**Instructions to follow**
Repeat the material verbatim and drop the pictures.

★ ★ ★

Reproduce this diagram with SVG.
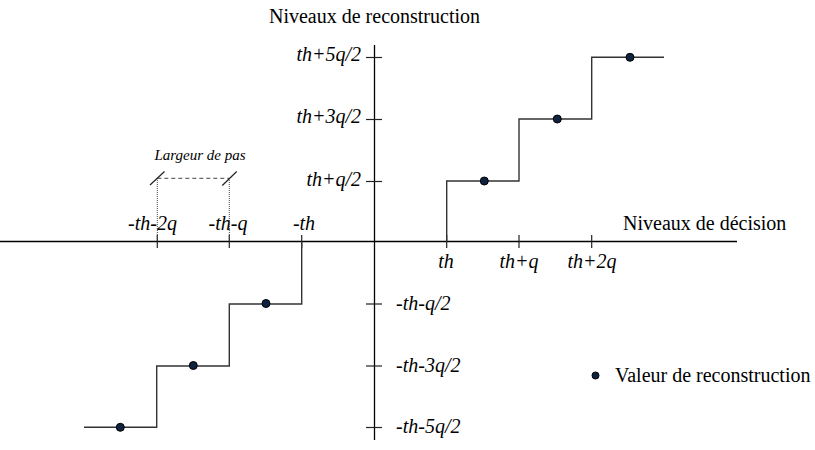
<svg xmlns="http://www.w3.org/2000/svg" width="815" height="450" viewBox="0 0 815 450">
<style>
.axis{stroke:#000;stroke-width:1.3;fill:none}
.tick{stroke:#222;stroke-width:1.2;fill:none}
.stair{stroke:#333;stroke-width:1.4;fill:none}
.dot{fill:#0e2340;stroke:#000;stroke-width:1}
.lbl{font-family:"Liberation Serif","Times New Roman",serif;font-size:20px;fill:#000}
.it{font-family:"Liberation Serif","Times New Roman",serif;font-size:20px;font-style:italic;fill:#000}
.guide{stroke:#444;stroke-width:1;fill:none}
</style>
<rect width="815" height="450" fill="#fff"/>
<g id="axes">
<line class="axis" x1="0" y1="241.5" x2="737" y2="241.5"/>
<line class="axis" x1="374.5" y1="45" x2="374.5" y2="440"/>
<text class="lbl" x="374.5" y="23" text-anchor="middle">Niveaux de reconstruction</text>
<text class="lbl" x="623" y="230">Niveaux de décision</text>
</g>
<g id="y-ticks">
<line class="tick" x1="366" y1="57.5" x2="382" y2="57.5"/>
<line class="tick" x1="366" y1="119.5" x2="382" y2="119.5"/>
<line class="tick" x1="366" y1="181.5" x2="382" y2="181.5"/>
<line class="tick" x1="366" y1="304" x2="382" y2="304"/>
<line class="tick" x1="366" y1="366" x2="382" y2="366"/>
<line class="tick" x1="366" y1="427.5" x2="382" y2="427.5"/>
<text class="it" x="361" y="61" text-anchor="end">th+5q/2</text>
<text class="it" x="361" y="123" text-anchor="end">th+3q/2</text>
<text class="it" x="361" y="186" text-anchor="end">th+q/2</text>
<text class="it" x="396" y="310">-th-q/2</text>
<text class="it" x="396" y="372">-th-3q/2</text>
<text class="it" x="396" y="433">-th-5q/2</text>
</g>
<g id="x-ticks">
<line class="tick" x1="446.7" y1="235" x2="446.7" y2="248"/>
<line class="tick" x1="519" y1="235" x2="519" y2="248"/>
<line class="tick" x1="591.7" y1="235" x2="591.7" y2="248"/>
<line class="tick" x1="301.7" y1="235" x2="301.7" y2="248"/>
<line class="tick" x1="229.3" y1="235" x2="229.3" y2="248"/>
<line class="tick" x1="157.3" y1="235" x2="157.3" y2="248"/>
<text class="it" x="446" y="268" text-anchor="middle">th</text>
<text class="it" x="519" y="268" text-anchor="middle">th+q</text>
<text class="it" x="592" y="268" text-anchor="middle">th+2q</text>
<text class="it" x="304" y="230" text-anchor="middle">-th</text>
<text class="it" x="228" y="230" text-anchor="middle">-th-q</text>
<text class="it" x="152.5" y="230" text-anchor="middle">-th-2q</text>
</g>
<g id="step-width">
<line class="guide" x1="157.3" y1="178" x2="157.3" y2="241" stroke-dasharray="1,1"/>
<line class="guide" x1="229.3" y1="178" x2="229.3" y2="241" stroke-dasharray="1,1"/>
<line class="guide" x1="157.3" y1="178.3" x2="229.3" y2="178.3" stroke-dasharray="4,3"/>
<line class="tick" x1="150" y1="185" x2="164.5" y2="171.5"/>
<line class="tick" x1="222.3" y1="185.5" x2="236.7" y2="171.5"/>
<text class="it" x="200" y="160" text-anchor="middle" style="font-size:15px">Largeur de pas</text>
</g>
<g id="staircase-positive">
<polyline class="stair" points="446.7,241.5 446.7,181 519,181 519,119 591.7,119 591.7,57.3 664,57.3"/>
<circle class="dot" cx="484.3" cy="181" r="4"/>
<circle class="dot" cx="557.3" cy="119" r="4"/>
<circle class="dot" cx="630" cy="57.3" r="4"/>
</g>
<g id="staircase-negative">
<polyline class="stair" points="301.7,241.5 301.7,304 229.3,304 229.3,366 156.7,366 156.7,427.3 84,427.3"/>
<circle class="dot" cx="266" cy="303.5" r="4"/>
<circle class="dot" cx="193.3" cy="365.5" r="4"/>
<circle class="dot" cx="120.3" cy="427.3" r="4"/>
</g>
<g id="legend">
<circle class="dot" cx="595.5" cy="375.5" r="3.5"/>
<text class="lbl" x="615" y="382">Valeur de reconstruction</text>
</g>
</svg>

★ ★ ★

**Exercise result**
Reproduce this diagram with SVG.
<svg xmlns="http://www.w3.org/2000/svg" width="815" height="450" viewBox="0 0 815 450">
<style>
.axis{stroke:#000;stroke-width:1.3;fill:none}
.tick{stroke:#222;stroke-width:1.2;fill:none}
.stair{stroke:#333;stroke-width:1.4;fill:none}
.dot{fill:#0e2340;stroke:#000;stroke-width:1}
.lbl{font-family:"Liberation Serif","Times New Roman",serif;font-size:20px;fill:#000}
.it{font-family:"Liberation Serif","Times New Roman",serif;font-size:20px;font-style:italic;fill:#000}
.guide{stroke:#444;stroke-width:1;fill:none}
</style>
<rect width="815" height="450" fill="#fff"/>
<g id="axes">
<line class="axis" x1="0" y1="241.5" x2="737" y2="241.5"/>
<line class="axis" x1="374.5" y1="45" x2="374.5" y2="440"/>
<text class="lbl" x="374.5" y="23" text-anchor="middle">Niveaux de reconstruction</text>
<text class="lbl" x="623" y="230">Niveaux de décision</text>
</g>
<g id="y-ticks">
<line class="tick" x1="366" y1="57.5" x2="382" y2="57.5"/>
<line class="tick" x1="366" y1="119.5" x2="382" y2="119.5"/>
<line class="tick" x1="366" y1="181.5" x2="382" y2="181.5"/>
<line class="tick" x1="366" y1="304" x2="382" y2="304"/>
<line class="tick" x1="366" y1="366" x2="382" y2="366"/>
<line class="tick" x1="366" y1="427.5" x2="382" y2="427.5"/>
<text class="it" x="361" y="61" text-anchor="end">th+5q/2</text>
<text class="it" x="361" y="123" text-anchor="end">th+3q/2</text>
<text class="it" x="361" y="186" text-anchor="end">th+q/2</text>
<text class="it" x="396" y="310">-th-q/2</text>
<text class="it" x="396" y="372">-th-3q/2</text>
<text class="it" x="396" y="433">-th-5q/2</text>
</g>
<g id="x-ticks">
<line class="tick" x1="446.7" y1="235" x2="446.7" y2="248"/>
<line class="tick" x1="519" y1="235" x2="519" y2="248"/>
<line class="tick" x1="591.7" y1="235" x2="591.7" y2="248"/>
<line class="tick" x1="301.7" y1="235" x2="301.7" y2="248"/>
<line class="tick" x1="229.3" y1="235" x2="229.3" y2="248"/>
<line class="tick" x1="157.3" y1="235" x2="157.3" y2="248"/>
<text class="it" x="446" y="268" text-anchor="middle">th</text>
<text class="it" x="519" y="268" text-anchor="middle">th+q</text>
<text class="it" x="592" y="268" text-anchor="middle">th+2q</text>
<text class="it" x="304" y="230" text-anchor="middle">-th</text>
<text class="it" x="228" y="230" text-anchor="middle">-th-q</text>
<text class="it" x="152.5" y="230" text-anchor="middle">-th-2q</text>
</g>
<g id="step-width">
<line class="guide" x1="157.3" y1="178" x2="157.3" y2="241" stroke-dasharray="1,1"/>
<line class="guide" x1="229.3" y1="178" x2="229.3" y2="241" stroke-dasharray="1,1"/>
<line class="guide" x1="157.3" y1="178.3" x2="229.3" y2="178.3" stroke-dasharray="4,3"/>
<line class="tick" x1="150" y1="185" x2="164.5" y2="171.5"/>
<line class="tick" x1="222.3" y1="185.5" x2="236.7" y2="171.5"/>
<text class="it" x="200" y="160" text-anchor="middle" style="font-size:15px">Largeur de pas</text>
</g>
<g id="staircase-positive">
<polyline class="stair" points="446.7,241.5 446.7,181 519,181 519,119 591.7,119 591.7,57.3 664,57.3"/>
<circle class="dot" cx="484.3" cy="181" r="4"/>
<circle class="dot" cx="557.3" cy="119" r="4"/>
<circle class="dot" cx="630" cy="57.3" r="4"/>
</g>
<g id="staircase-negative">
<polyline class="stair" points="301.7,241.5 301.7,304 229.3,304 229.3,366 156.7,366 156.7,427.3 84,427.3"/>
<circle class="dot" cx="266" cy="303.5" r="4"/>
<circle class="dot" cx="193.3" cy="365.5" r="4"/>
<circle class="dot" cx="120.3" cy="427.3" r="4"/>
</g>
<g id="legend">
<circle class="dot" cx="595.5" cy="375.5" r="3.5"/>
<text class="lbl" x="615" y="382">Valeur de reconstruction</text>
</g>
</svg>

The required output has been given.